Exploring the thermomagnetic behavior of Co2TiZ (Z=Al, Si, Ga, Ge, and Sn) alloys: a computational study

Abstract

Abstract A comprehensive computational exploration of the structural and thermomagnetic properties of Co2TiZ (Z = Al, Si, Ga, Ge, and Sn) Heusler alloys are conducted utilizing both density functional theory (DFT) and Monte Carlo simulations (MC). Our calculations revealed that the XA prototype consistently exhibited larger lattice parameters than the L21 structure. Furthermore, the investigation of exchange parameters uncovered distinct differences between the L21 and XA prototypes.
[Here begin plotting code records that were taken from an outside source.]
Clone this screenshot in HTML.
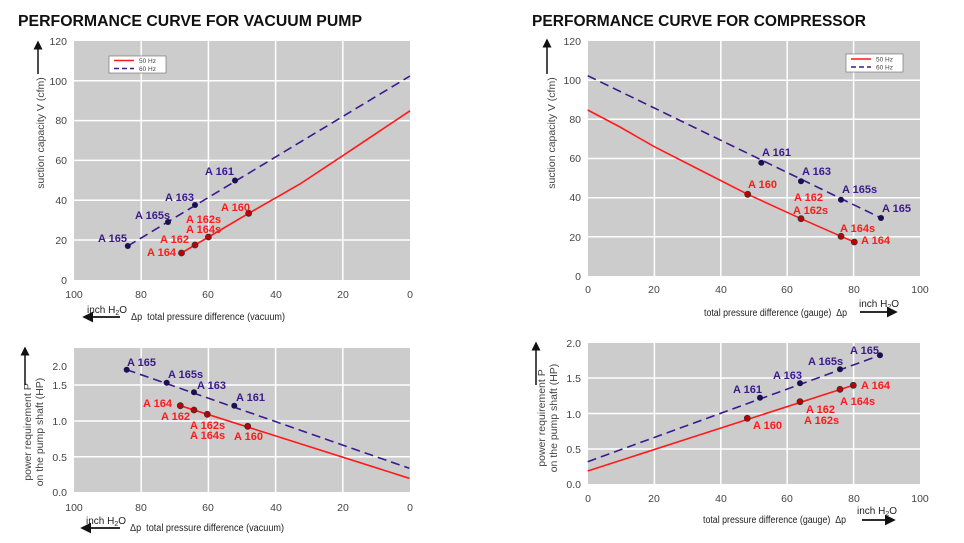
<!DOCTYPE html>
<html><head><meta charset="utf-8"><style>
html,body{margin:0;padding:0;background:#fff;}
svg{display:block;font-family:"Liberation Sans",Arial,sans-serif;}
.t{font-size:10.5px;fill:#444;}
.b{font-size:11px;font-weight:bold;fill:#3a1a8c;}
.r{font-size:11px;font-weight:bold;fill:#ff1a1a;}
.ax{font-size:10px;fill:#222;}
.g{stroke:#fff;stroke-width:1.5;}
.blue{stroke:#3a1a8c;stroke-width:1.6;fill:none;stroke-dasharray:9,5;}
.red{stroke:#ff1a1a;stroke-width:1.6;fill:none;}
.dr{fill:#c00000;stroke:#333;stroke-width:0.8;}
.db{fill:#1a1050;}
</style></head><body>
<svg width="964" height="543" viewBox="0 0 964 543" xmlns="http://www.w3.org/2000/svg">
<defs><marker id="ar" markerWidth="6" markerHeight="6" refX="5" refY="3" orient="auto"><path d="M0,0 L6,3 L0,6 z" fill="#111"/></marker></defs>
<text x="18" y="26" font-size="16" font-weight="bold" fill="#111" textLength="344" lengthAdjust="spacingAndGlyphs">PERFORMANCE CURVE FOR VACUUM PUMP</text>
<text x="532" y="26" font-size="16" font-weight="bold" fill="#111" textLength="334" lengthAdjust="spacingAndGlyphs">PERFORMANCE CURVE FOR COMPRESSOR</text>

<!-- TOP LEFT -->
<rect x="74" y="41" width="336" height="239" fill="#cccccc"/>
<g class="g">
<line x1="141.2" y1="41" x2="141.2" y2="280"/><line x1="208.4" y1="41" x2="208.4" y2="280"/><line x1="275.6" y1="41" x2="275.6" y2="280"/><line x1="342.8" y1="41" x2="342.8" y2="280"/>
<line x1="74" y1="80.8" x2="410" y2="80.8"/><line x1="74" y1="120.6" x2="410" y2="120.6"/><line x1="74" y1="160.4" x2="410" y2="160.4"/><line x1="74" y1="200.2" x2="410" y2="200.2"/><line x1="74" y1="240" x2="410" y2="240"/>
</g>
<g class="t" text-anchor="end"><text x="67" y="45">120</text><text x="67" y="85">100</text><text x="67" y="124">80</text><text x="67" y="164">60</text><text x="67" y="204">40</text><text x="67" y="244">20</text><text x="67" y="284">0</text></g>
<g class="t" text-anchor="middle"><text x="74" y="298">100</text><text x="141" y="298">80</text><text x="208" y="298">60</text><text x="276" y="298">40</text><text x="343" y="298">20</text><text x="410" y="298">0</text></g>
<rect x="109" y="56" width="57" height="17" fill="#fff" stroke="#666" stroke-width="0.6"/>
<line x1="114" y1="60.5" x2="134" y2="60.5" stroke="#ff1a1a" stroke-width="1.6"/><text x="139" y="63" font-size="6.5" fill="#444">50 Hz</text>
<line x1="114" y1="68.5" x2="134" y2="68.5" stroke="#3a1a8c" stroke-width="1.6" stroke-dasharray="5,3"/><text x="139" y="71" font-size="6.5" fill="#444">60 Hz</text>
<polyline class="blue" points="127.8,246 410,76"/>
<polyline class="red" points="181.5,253 248.7,213.3 300,184 343,155.6 410,110.8"/>
<g class="db"><circle cx="127.8" cy="246" r="3"/><circle cx="168" cy="222" r="3"/><circle cx="195" cy="205" r="3"/><circle cx="235" cy="180.5" r="3"/></g>
<g class="dr"><circle cx="181.5" cy="253" r="3"/><circle cx="195" cy="245" r="3"/><circle cx="208.4" cy="237" r="3"/><circle cx="248.7" cy="213.3" r="3"/></g>
<text class="b" x="98" y="242">A 165</text><text class="b" x="135" y="219">A 165s</text><text class="b" x="165" y="201">A 163</text><text class="b" x="205" y="175">A 161</text>
<text class="r" x="221" y="211">A 160</text><text class="r" x="186" y="223">A 162s</text><text class="r" x="186" y="233">A 164s</text><text class="r" x="160" y="243">A 162</text><text class="r" x="147" y="256">A 164</text>
<text class="t" x="44" y="133" text-anchor="middle" transform="rotate(-90 44 133)">suction capacity V (cfm)</text>
<line x1="38" y1="74" x2="38" y2="42" stroke="#111" stroke-width="1.5" marker-end="url(#ar)"/>
<text class="ax" x="87" y="313">inch H<tspan font-size="7" dy="2">2</tspan><tspan dy="-2">O</tspan></text>
<line x1="120" y1="317" x2="84" y2="317" stroke="#111" stroke-width="1.8" marker-end="url(#ar)"/>
<text class="ax" x="131" y="320" textLength="154" lengthAdjust="spacingAndGlyphs">Δp&#160;&#160;total pressure difference (vacuum)</text>

<!-- BOTTOM LEFT -->
<rect x="74" y="348" width="336" height="144" fill="#cccccc"/>
<g class="g">
<line x1="141.2" y1="348" x2="141.2" y2="492"/><line x1="208.4" y1="348" x2="208.4" y2="492"/><line x1="275.6" y1="348" x2="275.6" y2="492"/><line x1="342.8" y1="348" x2="342.8" y2="492"/>
<line x1="74" y1="385" x2="410" y2="385"/><line x1="74" y1="421" x2="410" y2="421"/><line x1="74" y1="456.7" x2="410" y2="456.7"/>
</g>
<g class="t" text-anchor="end"><text x="67" y="370">2.0</text><text x="67" y="389">1.5</text><text x="67" y="425">1.0</text><text x="67" y="461">0.5</text><text x="67" y="496">0.0</text></g>
<g class="t" text-anchor="middle"><text x="74" y="511">100</text><text x="141" y="511">80</text><text x="208" y="511">60</text><text x="276" y="511">40</text><text x="343" y="511">20</text><text x="410" y="511">0</text></g>
<polyline class="blue" points="126.7,369.7 409.3,468.3"/>
<polyline class="red" points="180.3,405.7 409.3,478.3"/>
<g class="db"><circle cx="126.7" cy="369.7" r="3"/><circle cx="166.7" cy="382.7" r="3"/><circle cx="194" cy="392.3" r="3"/><circle cx="234.3" cy="405.7" r="3"/></g>
<g class="dr"><circle cx="180.3" cy="405.7" r="3"/><circle cx="194" cy="410" r="3"/><circle cx="207.3" cy="414.3" r="3"/><circle cx="247.7" cy="426.3" r="3"/></g>
<text class="b" x="127" y="366">A 165</text><text class="b" x="168" y="378">A 165s</text><text class="b" x="197" y="389">A 163</text><text class="b" x="236" y="401">A 161</text>
<text class="r" x="143" y="407">A 164</text><text class="r" x="161" y="420">A 162</text><text class="r" x="190" y="429">A 162s</text><text class="r" x="190" y="439">A 164s</text><text class="r" x="234" y="440">A 160</text>
<text class="t" x="31" y="432" text-anchor="middle" transform="rotate(-90 31 432)">power requirement P</text>
<text class="t" x="43" y="432" text-anchor="middle" transform="rotate(-90 43 432)">on the pump shaft (HP)</text>
<line x1="25" y1="385" x2="25" y2="348" stroke="#111" stroke-width="1.5" marker-end="url(#ar)"/>
<text class="ax" x="86" y="524">inch H<tspan font-size="7" dy="2">2</tspan><tspan dy="-2">O</tspan></text>
<line x1="120" y1="528" x2="82" y2="528" stroke="#111" stroke-width="1.8" marker-end="url(#ar)"/>
<text class="ax" x="130" y="531" textLength="154" lengthAdjust="spacingAndGlyphs">Δp&#160;&#160;total pressure difference (vacuum)</text>

<!-- TOP RIGHT -->
<rect x="588" y="41" width="332" height="235" fill="#cccccc"/>
<g class="g">
<line x1="654.4" y1="41" x2="654.4" y2="276"/><line x1="720.8" y1="41" x2="720.8" y2="276"/><line x1="787.2" y1="41" x2="787.2" y2="276"/><line x1="853.6" y1="41" x2="853.6" y2="276"/>
<line x1="588" y1="80.2" x2="920" y2="80.2"/><line x1="588" y1="119.3" x2="920" y2="119.3"/><line x1="588" y1="158.5" x2="920" y2="158.5"/><line x1="588" y1="197.7" x2="920" y2="197.7"/><line x1="588" y1="236.8" x2="920" y2="236.8"/>
</g>
<g class="t" text-anchor="end"><text x="581" y="45">120</text><text x="581" y="84">100</text><text x="581" y="123">80</text><text x="581" y="162">60</text><text x="581" y="201">40</text><text x="581" y="241">20</text><text x="581" y="280">0</text></g>
<g class="t" text-anchor="middle"><text x="588" y="293">0</text><text x="654" y="293">20</text><text x="721" y="293">40</text><text x="787" y="293">60</text><text x="854" y="293">80</text><text x="920" y="293">100</text></g>
<rect x="846" y="54" width="57" height="18" fill="#fff" stroke="#666" stroke-width="0.6"/>
<line x1="851" y1="59" x2="871" y2="59" stroke="#ff1a1a" stroke-width="1.6"/><text x="876" y="61.5" font-size="6.5" fill="#444">50 Hz</text>
<line x1="851" y1="67" x2="871" y2="67" stroke="#3a1a8c" stroke-width="1.6" stroke-dasharray="5,3"/><text x="876" y="69.5" font-size="6.5" fill="#444">60 Hz</text>
<polyline class="blue" points="587.7,75.7 881,218"/>
<polyline class="red" points="587.7,110 620,127 654.3,146.7 700,170 747.7,194.3 801,218.7 841,236.3 854.3,242"/>
<g class="db"><circle cx="761.3" cy="162.7" r="3"/><circle cx="801" cy="181.3" r="3"/><circle cx="841" cy="199.7" r="3"/><circle cx="881" cy="218" r="3"/></g>
<g class="dr"><circle cx="747.7" cy="194.3" r="3"/><circle cx="801" cy="218.7" r="3"/><circle cx="841" cy="236.3" r="3"/><circle cx="854.3" cy="242" r="3"/></g>
<text class="b" x="762" y="156">A 161</text><text class="b" x="802" y="175">A 163</text><text class="b" x="842" y="193">A 165s</text><text class="b" x="882" y="212">A 165</text>
<text class="r" x="748" y="188">A 160</text><text class="r" x="794" y="201">A 162</text><text class="r" x="793" y="214">A 162s</text><text class="r" x="840" y="232">A 164s</text><text class="r" x="861" y="244">A 164</text>
<text class="t" x="555" y="133" text-anchor="middle" transform="rotate(-90 555 133)">suction capacity V (cfm)</text>
<line x1="547" y1="74" x2="547" y2="40" stroke="#111" stroke-width="1.5" marker-end="url(#ar)"/>
<text class="ax" x="704" y="316" textLength="143" lengthAdjust="spacingAndGlyphs">total pressure difference (gauge)&#160;&#160;Δp</text>
<text class="ax" x="859" y="307">inch H<tspan font-size="7" dy="2">2</tspan><tspan dy="-2">O</tspan></text>
<line x1="860" y1="312" x2="896" y2="312" stroke="#111" stroke-width="1.8" marker-end="url(#ar)"/>

<!-- BOTTOM RIGHT -->
<rect x="588" y="343" width="332" height="141" fill="#cccccc"/>
<g class="g">
<line x1="654.4" y1="343" x2="654.4" y2="484"/><line x1="720.8" y1="343" x2="720.8" y2="484"/><line x1="787.2" y1="343" x2="787.2" y2="484"/><line x1="853.6" y1="343" x2="853.6" y2="484"/>
<line x1="588" y1="378" x2="920" y2="378"/><line x1="588" y1="413.5" x2="920" y2="413.5"/><line x1="588" y1="449" x2="920" y2="449"/>
</g>
<g class="t" text-anchor="end"><text x="581" y="347">2.0</text><text x="581" y="382">1.5</text><text x="581" y="418">1.0</text><text x="581" y="453">0.5</text><text x="581" y="488">0.0</text></g>
<g class="t" text-anchor="middle"><text x="588" y="502">0</text><text x="654" y="502">20</text><text x="721" y="502">40</text><text x="787" y="502">60</text><text x="854" y="502">80</text><text x="920" y="502">100</text></g>
<polyline class="blue" points="587.7,461.7 880,355.3"/>
<polyline class="red" points="587.7,471 853.3,385.3"/>
<g class="db"><circle cx="760" cy="397.7" r="3"/><circle cx="800" cy="383.3" r="3"/><circle cx="840" cy="369.3" r="3"/><circle cx="880" cy="355.3" r="3"/></g>
<g class="dr"><circle cx="747.3" cy="418.3" r="3"/><circle cx="800" cy="401.7" r="3"/><circle cx="840" cy="389.3" r="3"/><circle cx="853.3" cy="385.3" r="3"/></g>
<text class="b" x="733" y="393">A 161</text><text class="b" x="773" y="379">A 163</text><text class="b" x="808" y="365">A 165s</text><text class="b" x="850" y="354">A 165</text>
<text class="r" x="861" y="389">A 164</text><text class="r" x="840" y="405">A 164s</text><text class="r" x="806" y="413">A 162</text><text class="r" x="804" y="424">A 162s</text><text class="r" x="753" y="429">A 160</text>
<text class="t" x="545" y="418" text-anchor="middle" transform="rotate(-90 545 418)">power requirement P</text>
<text class="t" x="557" y="418" text-anchor="middle" transform="rotate(-90 557 418)">on the pump shaft (HP)</text>
<line x1="536" y1="385" x2="536" y2="343" stroke="#111" stroke-width="1.5" marker-end="url(#ar)"/>
<text class="ax" x="703" y="523" textLength="143" lengthAdjust="spacingAndGlyphs">total pressure difference (gauge)&#160;&#160;Δp</text>
<text class="ax" x="857" y="514">inch H<tspan font-size="7" dy="2">2</tspan><tspan dy="-2">O</tspan></text>
<line x1="862" y1="520" x2="894" y2="520" stroke="#111" stroke-width="1.8" marker-end="url(#ar)"/>
</svg>
</body></html>
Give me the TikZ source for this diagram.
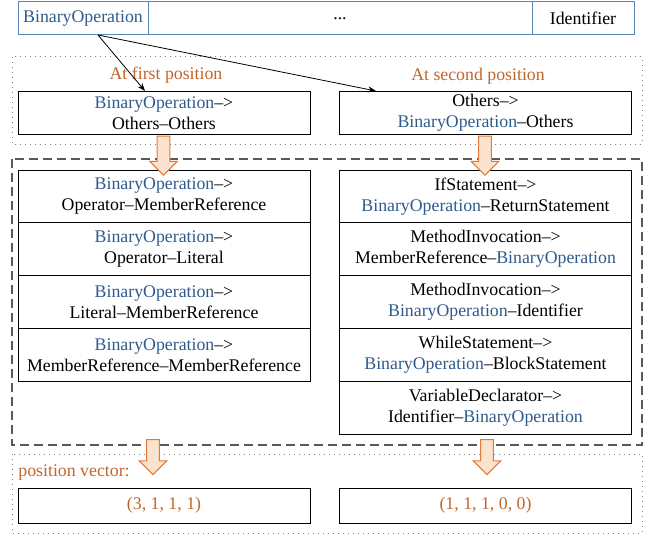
\documentclass[tikz,border=0pt]{standalone}
\usepackage{fontspec}
\setmainfont{Liberation Serif}[Ligatures=TeX]
\newfontfamily\diagfont{Liberation Serif}[Ligatures=TeX]
\usetikzlibrary{arrows.meta,shapes.arrows}

\definecolor{opblue}{HTML}{2F5B8C}
\definecolor{vecorange}{HTML}{C0652B}
\definecolor{barblue}{HTML}{5B86B8}
\definecolor{arrowfill}{HTML}{FBE3D0}
\definecolor{arrowedge}{HTML}{E07A36}

\newcommand{\bop}{\textcolor{opblue}{BinaryOperation}}

\begin{document}
\begin{tikzpicture}[x=0.5pt, y=-0.5pt,
    every node/.style={font=\diagfont\fontsize{8.9}{10.5}\selectfont},
    cell/.style={draw=barblue, line width=0.5pt, minimum height=16.5pt, inner sep=0pt, outer sep=0pt},
    rule/.style={draw, line width=0.5pt, minimum width=146pt, inner sep=0pt, outer sep=0pt, align=center},
    pair/.style={rule, minimum height=21pt},
    item/.style={rule, minimum height=26.4pt},
    vec/.style={rule, minimum height=17.5pt, text=vecorange},
    group/.style={draw=gray, dotted, line width=0.5pt},
    dashgroup/.style={draw=black!65, dash pattern=on 4.5pt off 2.5pt, line width=0.6pt},
    fatarrow/.style={single arrow, draw=arrowedge, fill=arrowfill, line width=0.5pt, inner sep=2.9pt,
        single arrow head extend=3.8pt, shape border rotate=270},
    ptr/.style={-{Stealth[length=4pt, width=3pt]}, line width=0.4pt},
    caption/.style={text=vecorange}
]
\useasboundingbox (0,0) rectangle (652,535);

% Groups
\draw[group] (12,57) rectangle (642,144);
\draw[dashgroup] (12,159) rectangle (642,445);
\draw[group] (12,454) rectangle (642,533);

% Token sequence
\node[cell, minimum width=65pt, text=opblue] (bo) at (83,18.5) {BinaryOperation};
\node[cell, minimum width=192pt] (dots) at (340,18.5) {...};
\node[cell, minimum width=51pt] (ident) at (583,18.5) {Identifier};

% Positions
\node[caption] (capA) at (166,75) {At first position};
\node[caption] (capB) at (478,76) {At second position};
\node[pair] (first) at (164,113) {\bop-->\\Others--Others};
\node[pair] (second) at (485.5,113) {Others-->\\\bop--Others};

\coordinate (src) at (98,35);
\coordinate (hitA) at (145,91);
\coordinate (hitB) at (376,91);
\draw[ptr] (src) -- (hitA);
\draw[ptr] (src) -- (hitB);

% Contexts
\node[item] (opmem) at (164,196.4) {\bop-->\\Operator--MemberReference};
\node[item] (oplit) at (164,249.2) {\bop-->\\Operator--Literal};
\node[item] (litmem) at (164,302) {\bop-->\\Literal--MemberReference};
\node[item] (memmem) at (164,354.8) {\bop-->\\MemberReference--MemberReference};

\node[item] (ifret) at (485.5,196.4) {IfStatement-->\\\bop--ReturnStatement};
\node[item] (callmem) at (485.5,249.2) {MethodInvocation-->\\MemberReference--\bop};
\node[item] (callid) at (485.5,302) {MethodInvocation-->\\\bop--Identifier};
\node[item] (whileblk) at (485.5,354.8) {WhileStatement-->\\\bop--BlockStatement};
\node[item] (vardecl) at (485.5,407.6) {VariableDeclarator-->\\Identifier--\bop};

% Big arrows
\node[fatarrow, minimum height=19.5pt] (downA) at (163.5,152.5) {};
\node[fatarrow, minimum height=19.5pt] (downB) at (485,152.5) {};
\node[fatarrow, minimum height=17.5pt] (downC) at (153,454) {};
\node[fatarrow, minimum height=17.5pt] (downD) at (487,454) {};

% Vectors
\node[caption, anchor=west, inner sep=0pt] (vlabel) at (18,472) {position vector:};
\node[vec] (vecA) at (164,505.5) {(3, 1, 1, 1)};
\node[vec] (vecB) at (485.5,505.5) {(1, 1, 1, 0, 0)};

\end{tikzpicture}
\end{document}
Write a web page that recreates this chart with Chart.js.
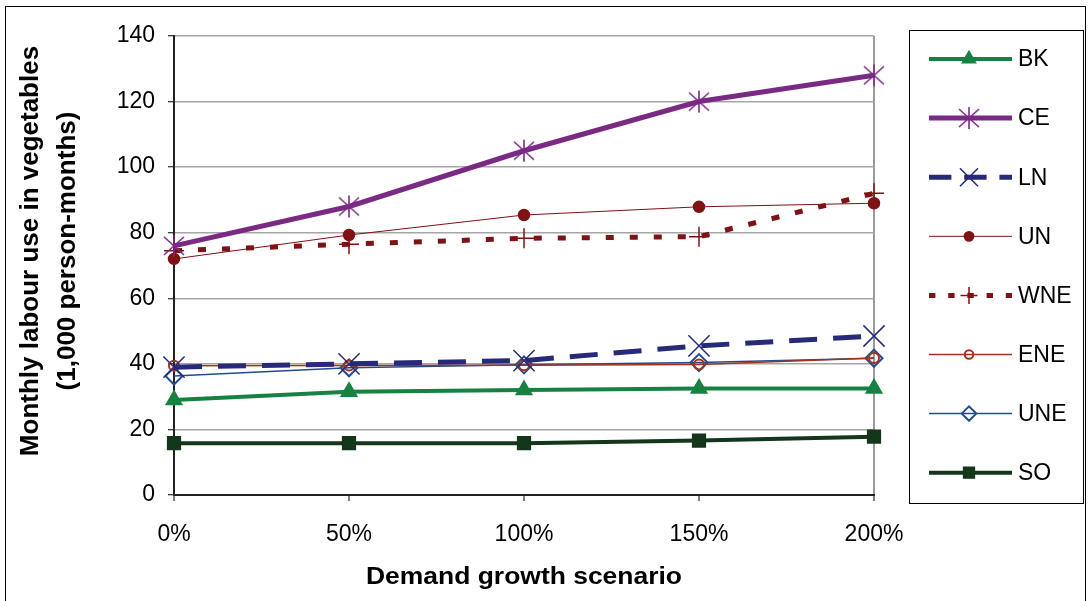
<!DOCTYPE html>
<html>
<head>
<meta charset="utf-8">
<script src="https://cdn.jsdelivr.net/npm/chart.js@4/dist/chart.umd.min.js"></script>
<style>
  html, body { margin: 0; padding: 0; background: #fff; }
  #wrap { width: 1089px; height: 601px; position: relative; }
</style>
</head>
<body>
<div id="wrap"><canvas id="chart" width="1089" height="601"></canvas></div>
<script>
// scenario labels on the x axis
const scenarios = ['0%', '50%', '100%', '150%', '200%'];

// monthly labour use (1,000 person-months)
const bk  = [29, 31.5, 32, 32.5, 32.5];
const ce  = [76, 88, 105, 120, 128];
const ln  = [39, 40, 41, 45.5, 48.5];
const un  = [72, 79.3, 85.4, 87.9, 89];
const wne = [74.5, 76.5, 78.3, 78.8, 92];
const ene = [39.4, 39.5, 39.6, 39.8, 41.8];
const une = [36.3, 38.8, 39.7, 40.4, 41.7];
const so  = [15.8, 15.8, 15.8, 16.6, 17.8];

const yTitle = ['Monthly labour use in vegetables', '(1,000 person-months)'];
const xTitle = 'Demand growth scenario';

const FONT = "'Liberation Sans', Arial, sans-serif";

// asterisk marker (X with a vertical bar) like the Excel one
function asterisk(color) {
    const c = document.createElement('canvas');
    c.width = 24; c.height = 24;
    const g = c.getContext('2d');
    g.strokeStyle = color;
    g.lineWidth = 1.6;
    g.beginPath();
    g.moveTo(2, 3); g.lineTo(22, 21);
    g.moveTo(22, 3); g.lineTo(2, 21);
    g.moveTo(12, 1); g.lineTo(12, 23);
    g.stroke();
    return c;
}

function series(label, data, color, width, style, radius, fill, dash, pbw) {
    return {
        label: label,
        data: data,
        borderColor: color,
        backgroundColor: color,
        borderWidth: width,
        borderDash: dash || [],
        pointStyle: style,
        pointRadius: radius,
        pointBackgroundColor: fill ? color : 'rgba(0,0,0,0)',
        pointBorderColor: color,
        pointBorderWidth: pbw || 1.5,
        tension: 0,
        fill: false
    };
}

const datasets = [
    series('BK', bk, '#178142', 4, 'triangle', 9, true),
    series('CE', ce, '#7b2a84', 5, asterisk('#7b2a84'), 12, true),
    series('LN', ln, '#27297a', 5, 'crossRot', 15, false, [28, 16]),
    series('UN', un, '#7e1214', 1, 'circle', 5.5, true),
    series('WNE', wne, '#7e1214', 5, 'cross', 10, false, [8, 16]),
    series('ENE', ene, '#a4321f', 1.5, 'circle', 5, false, null, 2),
    series('UNE', une, '#234d8a', 1.5, 'rectRot', 8.5, false, null, 2),
    series('SO', so, '#14361a', 4, 'rect', 9, true)
];
datasets.forEach((d, i) => { d.order = i; });

const titlesPlugin = {
    id: 'titles',
    afterDraw(chart) {
        const ctx = chart.ctx;
        ctx.save();
        // outer frame
        ctx.strokeStyle = '#000';
        ctx.lineWidth = 1;
        ctx.strokeRect(5.5, 6.5, 1080, 700);

        ctx.fillStyle = '#000';
        ctx.textAlign = 'center';
        ctx.textBaseline = 'middle';

        ctx.save();
        ctx.font = 'bold 23px ' + FONT;
        ctx.translate(524, 578);
        ctx.scale(1.15, 1);
        ctx.fillText(xTitle, 0, 0);
        ctx.restore();

        ctx.save();
        ctx.font = 'bold 26px ' + FONT;
        ctx.translate(0, 251);
        ctx.rotate(-Math.PI / 2);
        ctx.fillText(yTitle[0], 0, 31);
        ctx.fillText(yTitle[1], 0, 68);
        ctx.restore();
        ctx.restore();
    }
};

const legendPlugin = {
    id: 'boxLegend',
    afterDraw(chart) {
        const ctx = chart.ctx;
        ctx.save();
        ctx.strokeStyle = '#000';
        ctx.lineWidth = 1;
        ctx.strokeRect(909.5, 30.5, 174, 473);
        const x0 = 929, x1 = 1012, xm = 969;
        chart.data.datasets.forEach((ds, i) => {
            const y = 59 + i * 59.1;
            ctx.save();
            ctx.strokeStyle = ds.borderColor;
            ctx.lineWidth = ds.borderWidth;
            ctx.setLineDash(ds.borderDash.length ? ds.borderDash.map(v => v * 0.8) : []);
            ctx.beginPath();
            ctx.moveTo(x0, y);
            ctx.lineTo(x1, y);
            ctx.stroke();
            ctx.setLineDash([]);
            ctx.fillStyle = ds.pointBackgroundColor;
            ctx.strokeStyle = ds.pointBorderColor;
            ctx.lineWidth = ds.pointBorderWidth;
            Chart.helpers.drawPoint(ctx, {
                pointStyle: ds.pointStyle,
                rotation: 0,
                borderWidth: ds.pointBorderWidth,
                radius: ds.pointRadius * 0.85
            }, xm, y);
            ctx.restore();
            ctx.fillStyle = '#000';
            ctx.font = '23px ' + FONT;
            ctx.textAlign = 'left';
            ctx.textBaseline = 'middle';
            ctx.fillText(ds.label, 1018, y + 1);
        });
        ctx.restore();
    }
};

new Chart(document.getElementById('chart').getContext('2d'), {
    type: 'line',
    data: { labels: scenarios, datasets: datasets },
    plugins: [titlesPlugin, legendPlugin],
    options: {
        responsive: false,
        animation: false,
        events: [],
        layout: { padding: { left: 90, top: 36, right: 1089 - 874, bottom: 30 } },
        plugins: { legend: { display: false }, tooltip: { enabled: false } },
        scales: {
            x: {
                offset: false,
                afterFit: s => { s.height = 601 - 30 - 495; },
                grid: {
                    drawOnChartArea: true,
                    color: c => c.index === scenarios.length - 1 ? '#9a9a9a' : 'rgba(0,0,0,0)',
                    lineWidth: 2,
                    tickColor: '#000',
                    tickLength: 6,
                    tickWidth: 1
                },
                border: { color: '#222', width: 2 },
                ticks: { color: '#000', font: { family: FONT, size: 23 }, padding: 20, maxRotation: 0 }
            },
            y: {
                min: 0,
                max: 140,
                afterFit: s => { s.width = 174 - 90; },
                grid: {
                    color: '#a6a6a6',
                    lineWidth: 1.5,
                    tickColor: '#000',
                    tickLength: 6,
                    tickWidth: 1
                },
                border: { color: '#222', width: 2 },
                ticks: { stepSize: 20, color: '#000', font: { family: FONT, size: 23 }, padding: 13 }
            }
        }
    }
});
</script>
</body>
</html>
The L21 structures consistently exhibited stronger Co-Co interactions, while the XA prototypes showcased more pronounced Co-Ti interactions. The calculated Curie temperatures (Tc) varied between the L21 and XA prototypes, highlighting the significance of atomic arrangement. The calculated critical temperature Tc of Co2TiAl exhibited variation depending on the structural prototype, and it is determined to be equal to 131K for the L21 prototype, while in the XA structure, it increases significantly to 248K. The higher Tc indicates improved thermal stability, expanding the material’s operational range and making it suitable for applications that require magnetic functionality at higher temperatures.